Opinie na temat 2.0TDI

Czytałem bardzo dużo negatywnych opinii na temat tego silnika. Mam okazję kupić Passata z takim właśnie silnikiem. Słowa okazja użyłem tu nieprzypadkowo bo znam samochód od nowość i wiem, że nie miał on przygód. Wiem też o tym, że się psuł ale konkretów nie znam bo właściciele trzymali to w ścisłej tajemnicy.
Na temat tego silnika słyszałem dużo bardzo złych opinii. Przez niektórych auta z tym silnikiem porównywane są nawet do Renault Laguna II która jak wiadomo nazywana jest "Królową Lawet". Sąsiad i kolega mają takie silniki w swoich samochodach. Kumpel ma Golfa a sąsiad Paska. Kolega bardzo sobie chwali ten silnik i od chwili zakupu nie miał z nim problemów. Na temat tego jak sprawuje się maszyna sąsiada wiem niewiele, z tego co widzę to jeździ nim cały czas.
W pierwszych seriach pojawiały sie częste problemy z uszczelkami pod głowicą i stąd ta negatywna opinia, producent już uporał się z tą wada i od 2007 roku wszystko jest w porządku więc możesz śmiało kupować.

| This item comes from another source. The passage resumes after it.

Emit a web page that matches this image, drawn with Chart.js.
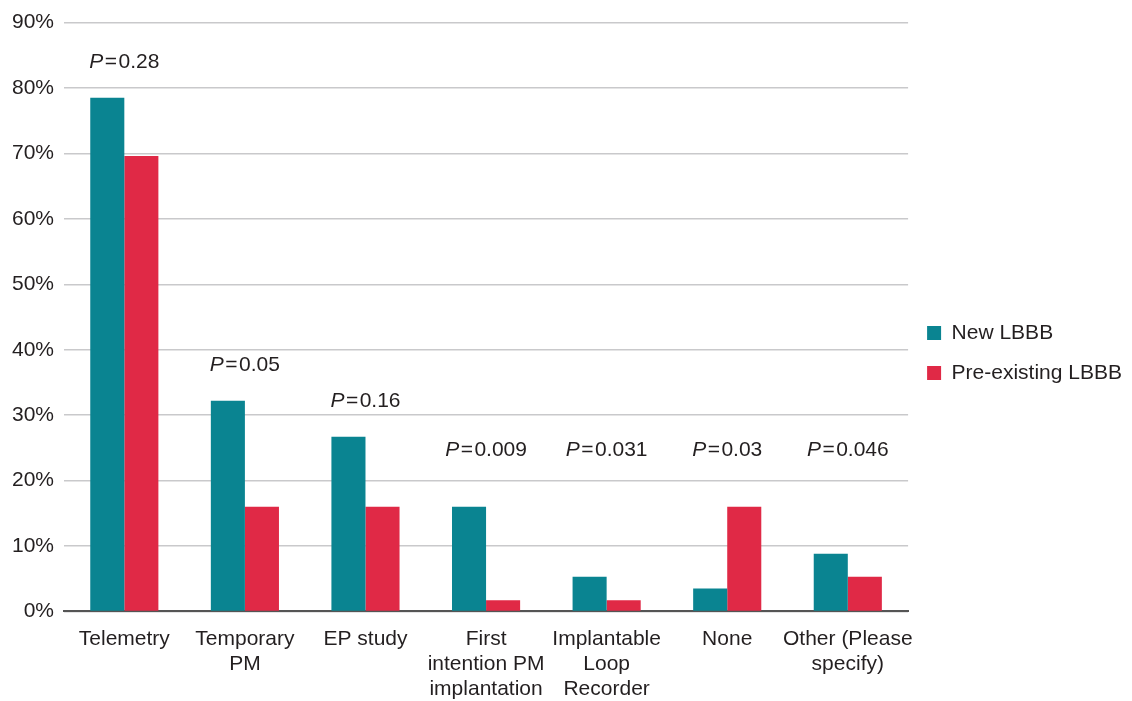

Kazik o ile dobrze kojarzę to Ty masz Golfa? Zakładam zatem, że się w temacie VW. Napisz mi jeśli możesz o co kaman z turbiną w tych silnikach. Podobno nie należy ona do najtrwalszych. Na forach wątek pojawia się kilkakrotnie. Od znajomego mechanika wiem, że w tym konkretnym egzemplarzu też wystąpił ten problem. Turbina podobno jeździła do regeneracji ale znowu padła. Teraz jest nowa ale też coś w niej nie gra. Więcej nic nie wiem bo tak jak pisałem jest to straszliwa tajemnica.
2.0TDI to delikatnie mówiąc szmelc na kółkach. Nie przepadam za niemieckim autami więc mnie problemy tych silników raczej nie dotyczą ale wiem, że wszyscy wyznawcy VW w Polsce oraz mistycy czczący diesla nie mogą darować sobie, że obiekt ich uwielbienia wypuścił takiego bubla. Merytorycznie odpowiadając na twój post muszę zapytać o jakim dokładnie silniku mówimy, bo 2.0TDI to bardzo pojemny termin. Te silniki wychodziły w milionie różnych wersji i każda z nich borykała się z innymi usterkami.